Among these features were massive truck ramps connecting the original floors to a loading dock on the street level. The ramps were retained to provide access to the studios on which scenery and props from the shops and storage areas could be hauled with ease by trailers and battery-powered tractors. Moreover, the extra-sturdy steel and concrete construction of the original building proved to be well suited for reinforcement to support the new, higher roof which was built over the studios.
Also, by careful scheduling to take advantage of available space in the original structure, interior reconstruction was able to precede with minimal interference to the CBS operations already underway in the “Production Center,” as the building was known at the time. When plans for converting the 57th Street property into an integrated television complex were first announced, CBS envisioned that the completed Broadcast Center would provide the CBS Television Network with “by far the finest television facilities in the world.” That vision has now become reality.
Same angle… today.
I took this snapshot at the CBS Broadcast Center in 1968 when I interviewed local WCBS Channel 2 anchor Jim Jensen for my high school newspaper.
I worked in the building when they moved from 15 Van (Grand Central) and it took more than a year before they could get all of the flies out of the studios because the place had originally been a dairy.

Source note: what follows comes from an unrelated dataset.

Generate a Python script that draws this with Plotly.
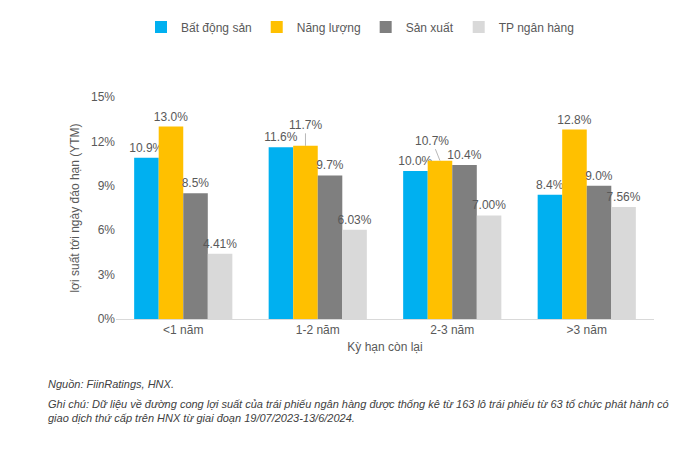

This is the original building…the Sheffield Farms Dairy processing plant. Milk came in via rail (see the tracks) and here, it was pasteurized and bottled. The milk trucks used the back doors of the building and delivered to Manhattan and beyond from here.
Back in the early sixties, the old-timers called it “The Farm.”
Those of us old enough, may remember this location was known as “The Milk Factory”. Deep in the bowels of the building are the stalls that held horses & delivery wagons. Way before CBS purchased it. I almost went to work for CBS back in the early ’80’s, but NBC had a better offer ! But I did personally see the stalls in the basement!